Where the Action Is

Lily Dale residents share the messages their dead relatives have related from the other side.

BY: Christine Wicker

Christine Wicker's book, "Lily Dale," explores America's oldest Spiritualist community - a place where it's commonplace to commune with the spirits of dead loved ones. This account of Spiritualist views of the afterlife is excerpted and adapted from "Lily Dale" with permission of HarperSanFrancisco.

Spirits don't often talk about life after death, and the Spiritualists themselves differ on what happens. They don't agree on how long the spirits stick around to converse. Some think spirits aren't available right after death because they're too mixed up about their states. Others think spirits linger for only a short while and then go off to do whatever spirits do. And then there are those who think that the spirits stay available as long as anyone on earth still remembers them.

Some Spiritualists believe in reincarnation; some don't. "There's going to be skid marks on the clouds if they try to make me come back," Lily Dale historian Joyce LaJudice said.

Spiritualist heaven, called Summerland, does not have streets of gold, but it does have flowers. Lily Dale resident Richard O'Brocta said his dead wife has visited him many times and taken him on a tour of her Summerland house.

"She lives in a little white house with a stream running by it," he told me. "It has flowers around it. She's taken me there to see it. I've been inside. She works in a hospital taking care of babies that died. She helps raise them. Everyone has a job. People are the age they were at their happiest time in life. I'll be thirty-two."

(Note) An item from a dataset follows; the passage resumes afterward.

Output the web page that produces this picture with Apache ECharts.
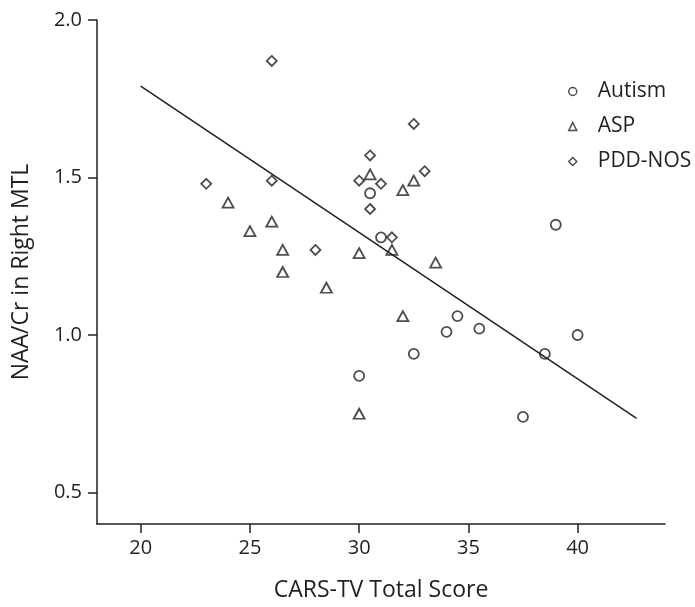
<!DOCTYPE html>
<html>
<head>
<meta charset="utf-8">
<script src="https://cdn.jsdelivr.net/npm/echarts@6/dist/echarts.min.js"></script>
<style>
	html, body { margin: 0; padding: 0; background: #fff; }
	#chart { width: 695px; height: 607px; }
</style>
</head>
<body>
<div id="chart"></div>
<script>
// values
var autismX = [30.5, 31, 34.5, 34, 35.5, 32.5, 30, 39, 40, 38.5, 37.5];
var autismY = [1.45, 1.31, 1.06, 1.01, 1.02, 0.94, 0.87, 1.35, 1.00, 0.94, 0.74];

var aspX = [30.5, 32.5, 32, 26, 25, 24, 26.5, 26.5, 28.5, 30, 31.5, 33.5, 32, 30];
var aspY = [1.51, 1.49, 1.46, 1.36, 1.33, 1.42, 1.27, 1.20, 1.15, 1.26, 1.27, 1.23, 1.06, 0.75];

var pddX = [26, 32.5, 30.5, 30, 31, 33, 30.5, 26, 23, 28, 31.5];
var pddY = [1.87, 1.67, 1.57, 1.49, 1.48, 1.52, 1.40, 1.49, 1.48, 1.27, 1.31];

// fit line end points
var fitX = [20, 42.7];
var fitY = [1.79, 0.735];

var xTicks = [20, 25, 30, 35, 40];
var yTicks = [0.5, 1.0, 1.5, 2.0];

var ink = '#231f20';
var font = 'Open Sans';

function pairs(xs, ys) {
	var arr = [];
	for (var i = 0; i < xs.length; i++) {
		arr.push([xs[i], ys[i]]);
	}
	return arr;
}

function scatterSerie(name, symbol, size, xs, ys) {
	return {
		name: name,
		type: 'scatter',
		symbol: symbol,
		symbolSize: size,
		data: pairs(xs, ys),
		itemStyle: { color: 'rgba(255,255,255,0)', borderColor: ink, borderWidth: 1.8 },
		emphasis: { disabled: true },
		z: 3
	};
}

var myChart = echarts.init(document.getElementById('chart'));
var option = {
	animation: false,
	backgroundColor: '#fff',
	grid: { left: 97, right: 30, top: 20, bottom: 81 },
	legend: {
		orient: 'vertical',
		left: 563,
		top: 76,
		itemWidth: 8,
		itemHeight: 8,
		itemGap: 14,
		data: ['Autism', 'ASP', 'PDD-NOS'],
		textStyle: { fontFamily: font, fontSize: 21, color: ink, padding: [0, 0, 0, 16] },
		itemStyle: { borderWidth: 1.5 }
	},
	xAxis: {
		type: 'value',
		min: 18,
		max: 44,
		name: 'CARS-TV Total Score',
		nameLocation: 'middle',
		nameGap: 55,
		nameTextStyle: { fontFamily: font, fontSize: 23, color: ink },
		splitLine: { show: false },
		axisLine: { onZero: false, lineStyle: { color: ink, width: 1.5 } },
		axisTick: { customValues: xTicks, length: 9, lineStyle: { color: ink, width: 1.5 } },
		axisLabel: { customValues: xTicks, margin: 14, fontFamily: font, fontSize: 20, color: ink }
	},
	yAxis: {
		type: 'value',
		min: 0.4,
		max: 2.0,
		name: 'NAA/Cr in Right MTL',
		nameLocation: 'middle',
		nameGap: 64,
		nameTextStyle: { fontFamily: font, fontSize: 23, color: ink },
		splitLine: { show: false },
		axisLine: { show: true, onZero: false, lineStyle: { color: ink, width: 1.5 } },
		axisTick: { show: true, customValues: yTicks, length: 9, lineStyle: { color: ink, width: 1.5 } },
		axisLabel: {
			customValues: yTicks, margin: 15, fontFamily: font, fontSize: 20, color: ink,
			formatter: function (v) { return v.toFixed(1); }
		}
	},
	series: [
		scatterSerie('Autism', 'circle', 10, autismX, autismY),
		scatterSerie('ASP', 'triangle', [11, 10], aspX, aspY),
		scatterSerie('PDD-NOS', 'diamond', 10, pddX, pddY),
		{
			name: 'fit',
			type: 'line',
			data: pairs(fitX, fitY),
			showSymbol: false,
			silent: true,
			lineStyle: { color: ink, width: 1.5 },
			z: 2
		}
	]
};
myChart.setOption(option);
</script>
</body>
</html>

I never heard anybody talk about their dead relatives having met God. The most specific inquiry regarding divine whereabouts that I ran across came from a book by the late California Episcopal James Pike, who believed he had contacted his son. This particularly surprised the bishop, because his liberal theology hadn't convinced him that life after death exists, but the messages that came from his son did. The bishop asked the boy whether he had seen Christ. His son answered through a medium that he had been told he wasn't ready to meet Jesus. He also said Jesus was talked about in the afterlife as a seer and mystic but not as a savior.